Simply put, functional medicine allows for a flexible, empathetic partnership with your practitioner. This dynamic can make a world of difference in supporting your mind, body, and overall sense of well-being.
Can Functional Medicine Replace Conventional Medicine?
In one word: no. While conventional medicine may have its potential shortcomings to promote wellness (versus diagnosing and managing adverse health conditions), it’s still a crucial component in your healthcare plan. “Functional medicine cannot replace conventional medicine for acute conditions, but it can complement conventional treatments by addressing underlying imbalances and helping to prevent chronic conditions,” Schleiger explains.
Each has different strengths and limitations, she continues, yet “both can work together to provide a more comprehensive and personalized approach to healthcare.”
Final Tips and Takeaways
If you’re not feeling your best and traditional routes of healthcare aren’t offering the support you need, it may be worth starting a functional medicine protocol yourself. Before kicking things off, heed these parting tips and FYIs to get yourself on the right track and best set yourself up for success:
Take care to find the best functional medicine practitioner for you
“It is important to find someone who you trust and who is knowledgeable and in tune with the human body, but who also approaches every person as a unique presentation with an open heart and mind,” Angelone explains. “The most skilled practitioners I have met are great listeners and detectives with one foot rooted in science and the other in intuition.”

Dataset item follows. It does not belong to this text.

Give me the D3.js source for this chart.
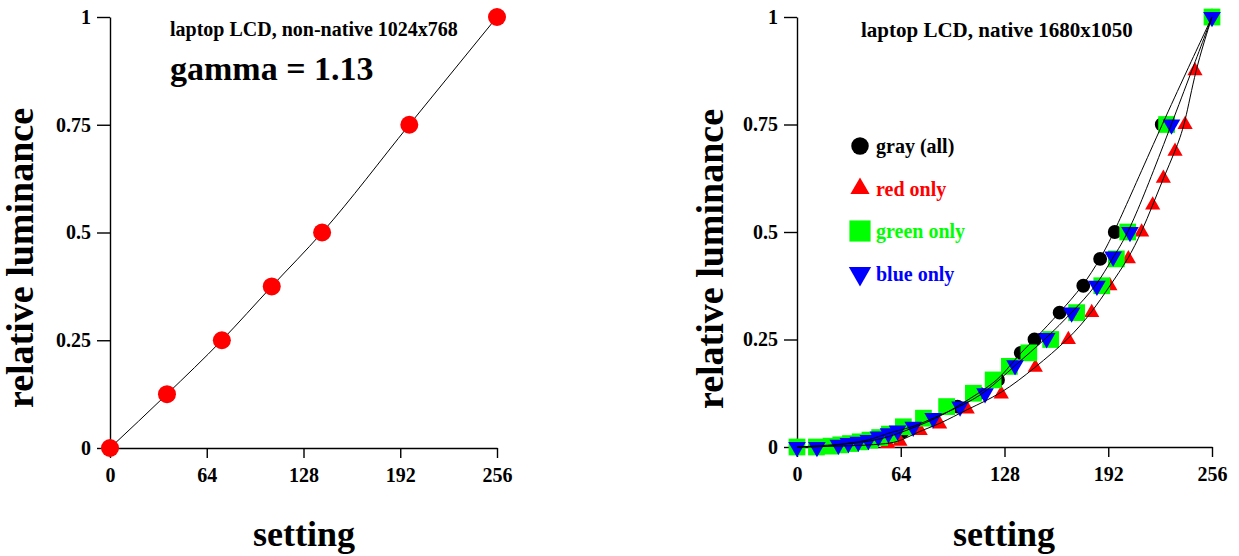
<!DOCTYPE html>
<html>
<head>
<meta charset="utf-8">
<script src="https://cdn.jsdelivr.net/npm/d3@7"></script>
<style>
body { margin: 0; background: #fff; }
text { font-family: "Liberation Serif", "Times New Roman", serif; font-weight: bold; }
</style>
</head>
<body>
<svg width="1239" height="556"></svg>
<script>
// tick values shared by both panels
const xTicks = [0, 64, 128, 192, 256];
const yTicks = [0, 0.25, 0.5, 0.75, 1];

// left panel: laptop LCD at non-native 1024x768
const lcdSetting = [0, 37.7, 74, 107, 140.3, 198, 256];
const lcdLum = [0, 0.125, 0.25, 0.375, 0.5, 0.75, 1];

// right panel: laptop LCD at native 1680x1050
const graySetting = [0, 37, 54, 65, 84, 99, 112, 124, 131, 138, 146.5, 162, 176.6, 187, 196, 225, 256];
const grayLum = [0, 0.008, 0.02, 0.035, 0.0625, 0.094, 0.125, 0.156, 0.1875, 0.219, 0.25, 0.3125, 0.375, 0.4375, 0.5, 0.75, 1];

const redSetting = [0, 40, 56, 63.5, 76, 88, 105, 126, 147, 167.4, 181.8, 193, 204.4, 212.6, 219.4, 226, 233.2, 239.4, 245.5, 256];
const redLum = [0, 0.003, 0.008, 0.013, 0.038, 0.053, 0.088, 0.123, 0.185, 0.25, 0.3125, 0.375, 0.4375, 0.5, 0.5625, 0.625, 0.6875, 0.75, 0.875, 1];

const greenSetting = [0, 12, 21, 27, 33, 39, 45, 51, 57, 65.6, 78, 92.3, 108.8, 121, 131, 143, 156.5, 172.5, 188, 197, 204, 228, 256];
const greenLum = [0, 0, 0.002, 0.005, 0.008, 0.012, 0.016, 0.022, 0.03, 0.047, 0.067, 0.094, 0.125, 0.156, 0.1875, 0.219, 0.25, 0.3125, 0.375, 0.4375, 0.5, 0.75, 1];

const blueSetting = [0, 12.3, 25.5, 31.7, 37.8, 44, 50.2, 56.4, 62, 71.7, 84, 100.6, 116, 134.5, 154, 169.4, 185, 195, 205.4, 231, 256];
const blueLum = [0, 0, 0.005, 0.009, 0.012, 0.016, 0.024, 0.032, 0.038, 0.047, 0.067, 0.094, 0.125, 0.19, 0.253, 0.3125, 0.375, 0.443, 0.5, 0.75, 1];

const legendLabels = ["gray (all)", "red only", "green only", "blue only"];

const svg = d3.select("svg");

function pts(xs, ys) { return xs.map((x, i) => [x, ys[i]]); }

function drawAxes(g, x, y) {
  const xa = g.append("g")
      .attr("transform", `translate(0,${y(0)})`)
      .call(d3.axisBottom(x).tickValues(xTicks).tickSize(10).tickSizeOuter(0).tickPadding(10));
  const ya = g.append("g")
      .attr("transform", `translate(${x(0)},0)`)
      .call(d3.axisLeft(y).tickValues(yTicks).tickSize(13).tickSizeOuter(0).tickPadding(6)
        .tickFormat(d3.format("")));
  [xa, ya].forEach(a => {
    a.selectAll("path, line").attr("stroke", "#000").attr("stroke-width", 1.4);
    a.selectAll("text").attr("fill", "#000").style("font-size", "20px").attr("font-family", null);
  });
}

function axisTitles(g, yx, ycy, sx, sy) {
  g.append("text")
      .attr("transform", `translate(${yx},${ycy}) rotate(-90)`)
      .attr("text-anchor", "middle")
      .style("font-size", "38px")
      .text("relative luminance");
  g.append("text")
      .attr("x", sx).attr("y", sy)
      .attr("text-anchor", "middle")
      .style("font-size", "36px")
      .text("setting");
}

// ---------- left panel ----------
const xL = d3.scaleLinear().domain([0, 256]).range([110, 497]);
const yL = d3.scaleLinear().domain([0, 1]).range([448, 17]);
const left = svg.append("g");
drawAxes(left, xL, yL);
axisTitles(left, 33, 258, 304, 546);

left.append("path")
    .datum(pts(lcdSetting, lcdLum))
    .attr("fill", "none").attr("stroke", "#000").attr("stroke-width", 1)
    .attr("d", d3.line().x(d => xL(d[0])).y(d => yL(d[1])).curve(d3.curveMonotoneX));

left.selectAll("circle.pt")
  .data(pts(lcdSetting, lcdLum))
  .join("circle")
    .attr("class", "pt")
    .attr("cx", d => xL(d[0])).attr("cy", d => yL(d[1]))
    .attr("r", 9).attr("fill", "#ff0000");

left.append("text").attr("x", 170).attr("y", 36).style("font-size", "20px")
    .text("laptop LCD, non-native 1024x768");
left.append("text").attr("x", 170).attr("y", 80).style("font-size", "34px")
    .text("gamma = 1.13");

// ---------- right panel ----------
const xR = d3.scaleLinear().domain([0, 256]).range([797, 1212]);
const yR = d3.scaleLinear().domain([0, 1]).range([447, 17]);
const right = svg.append("g");
drawAxes(right, xR, yR);
axisTitles(right, 723, 259, 1004, 546);

const series = [
  { xs: graySetting, ys: grayLum, color: "#000000", sym: d3.symbolCircle, size: 150, rot: 0 },
  { xs: redSetting, ys: redLum, color: "#ff0000", sym: d3.symbolTriangle, size: 100, rot: 0 },
  { xs: greenSetting, ys: greenLum, color: "#00ff00", sym: d3.symbolSquare, size: 280, rot: 0 },
  { xs: blueSetting, ys: blueLum, color: "#0000ff", sym: d3.symbolTriangle, size: 135, rot: 180 }
];

series.forEach(s => {
  right.append("g").selectAll("path")
    .data(pts(s.xs, s.ys))
    .join("path")
      .attr("transform", d => `translate(${xR(d[0])},${yR(d[1])}) rotate(${s.rot})`)
      .attr("d", d3.symbol().type(s.sym).size(s.size))
      .attr("fill", s.color);
});

const fitLine = d3.line().x(d => xR(d[0])).y(d => yR(d[1])).curve(d3.curveBasis);
[series[0], series[1], series[3]].forEach(s => {
  right.append("path")
      .datum(pts(s.xs, s.ys))
      .attr("fill", "none").attr("stroke", "#000").attr("stroke-width", 1)
      .attr("d", fitLine);
});

right.append("text").attr("x", 861).attr("y", 37).style("font-size", "21px")
    .text("laptop LCD, native 1680x1050");

// legend
const legend = right.append("g");
series.forEach((s, i) => {
  const cy = 146 + i * 42.5;
  legend.append("path")
      .attr("transform", `translate(860,${cy}) rotate(${s.rot})`)
      .attr("d", d3.symbol().type(s.sym).size(s.size * 1.6))
      .attr("fill", s.color);
  legend.append("text")
      .attr("x", 876).attr("y", cy + 7)
      .style("font-size", "20px")
      .attr("fill", s.color)
      .text(legendLabels[i]);
});
</script>
</body>
</html>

Unsure of where to look? Schleiger advises consulting directories of practitioners from:
- The Institute for Functional Medicine (IFM)

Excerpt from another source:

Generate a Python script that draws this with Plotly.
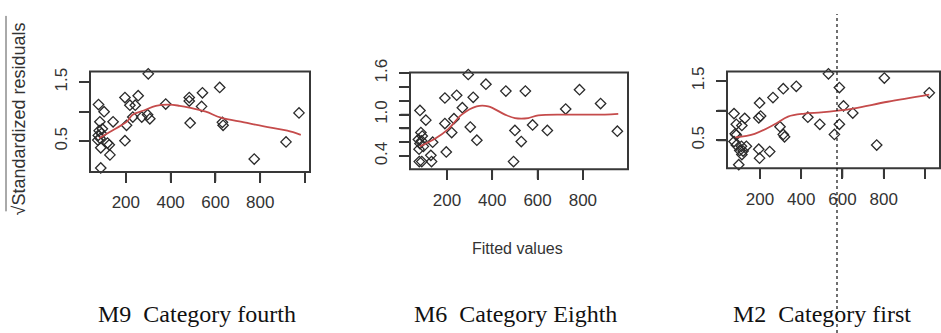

- The Functional Medicine Coaching Academy (FMCA)
- The Integrative and Functional Nutrition Academy (INFA)
Of course, personal recommendations and reviews can also steer you in the right direction.
Get ready to make changes and track your progress
Since functional medicine often involves personalized nutrition (and lifestyle) plans specific to your needs, Schleiger says you’ll need to have the discipline and dedication to implement these adjustments. Moreover, she suggests keeping a health journal to help identify what might or might not be working. “Document your symptoms, diet, exercise, and stress levels in a journal to help identify patterns and triggers,” she advises. Equipped with these insights, you and your practitioner can modify your plan as needed.
Stay the course and acknowledge small wins
As powerful as functional medicine can be, your symptoms are unlikely to disappear overnight… but Angelone says that the right protocol can yield discernible improvements sooner than later. For instance, if you struggle with poor digestion or breakouts, “just altering your diet to one that no longer feeds the pathogens—and starting to take [appropriate] supplements—you will quickly start to see a difference in your symptoms,” she explains. Major improvements may take several weeks or months, but it’s important to see things through. “The body heals in layers. Though it is not always in the exact order we want, it heals as it needs to and we must trust the process,” Angelone concludes.